Smith Continues Push for Greater Forest Service Accountability Chariman Plans to Introduce Legislation Next Week

Congressman Bob Smith (R-OR), Chairman of the House Agriculture Committee, announced at a hearing today that he will introduce legislation to reduce Forest Service overhead costs and restore fiscal accountability within the agency.

Today's hearing revealed that the Forest Service Federal Timber Sale Program's overhead costs have increased by 50 percent over the last five years. Overhead costs now comprise one-third of the program's total costs. In two previous hearings the Committee learned that off-budget funds administered by the Forest Service are being charged an annual overhead rate of 27 percent. This accounts for one-third of the agency's road construction and reconstruction costs.

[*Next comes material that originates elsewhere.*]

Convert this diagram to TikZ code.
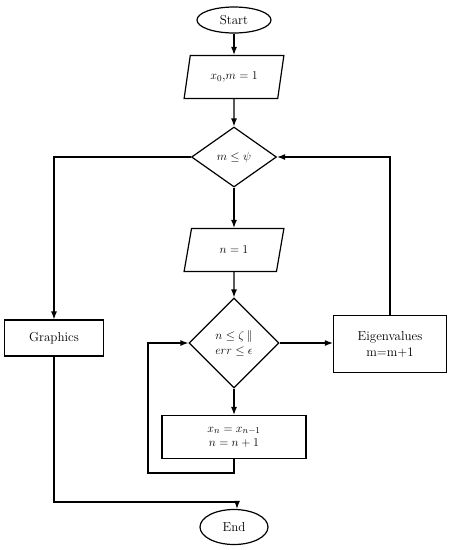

"Recreationists, wildlife advocacy groups, environmentalists, and forest products companies have testified that the agency is achieving fewer outputs despite increases in their budget...In short, rather than spending more money to deliver a quality product to the American taxpayer, the Forest Service is spending more money to line the pockets of bureaucrats," Smith said.

Today's hearing was the third in a series designed to identify trends in overhead and total costs attributed to programs administered by the Forest Service and determine their effects on forest management. The hearings will also examine legislative solutions to the problem of rising overhead and lack of fiscal accountability within the agency.

"Many have incorrectly argued that the solution to this problem is to eliminate the timber sale program. This ignores, rather than solves the problem. If we eliminate every Forest Service program plagued by excessive costs and skyrocketing overhead then, in the end, we will be forced to eliminate all of them. The big losers at the end of the day, under this way of thinking, are the taxpayers who are the constituents of our national forests," Smith said.

Smith plans to introduce legislation to increase the accountability of the Forest Service by reducing costs, limiting overhead, and becoming more responsive to Congress and taxpayers. His legislation will:

require the Forest Service to account annually for the costs associated with all of the programs it administers;
impose immediate limitations on the overhead the agency may charge to off-budget funds;
instruct the Forest Service to fully disclose in each year's budget request the amount of overhead implicit in each budget line item;
direct the Forest Service, in cooperation with the General Accounting Office and USDA Office of
Inspector General to develop a five-year strategic plan for identifying and reducing overhead and unnecessary costs, and

5.Require periodic GAO audits of the implementation of the strategic plan and corresponding reports to Congress;

"Congress' objective should be to discipline the agency, not punish forest constituents. In the end, this bill will produce less waste, greater efficiency, and free up more dollars for on-the-ground forest management. This is a win for good forest management, a win for the Forest Service and, most importantly, a win for the millions of Americans who live, work, and recreate in our national forests everyday," Smith said.

Smith represents Oregon's Second Congressional District — which includes most of eastern, central, and southern Oregon — in the U.S. House of Representatives. The district is home to ten national forests.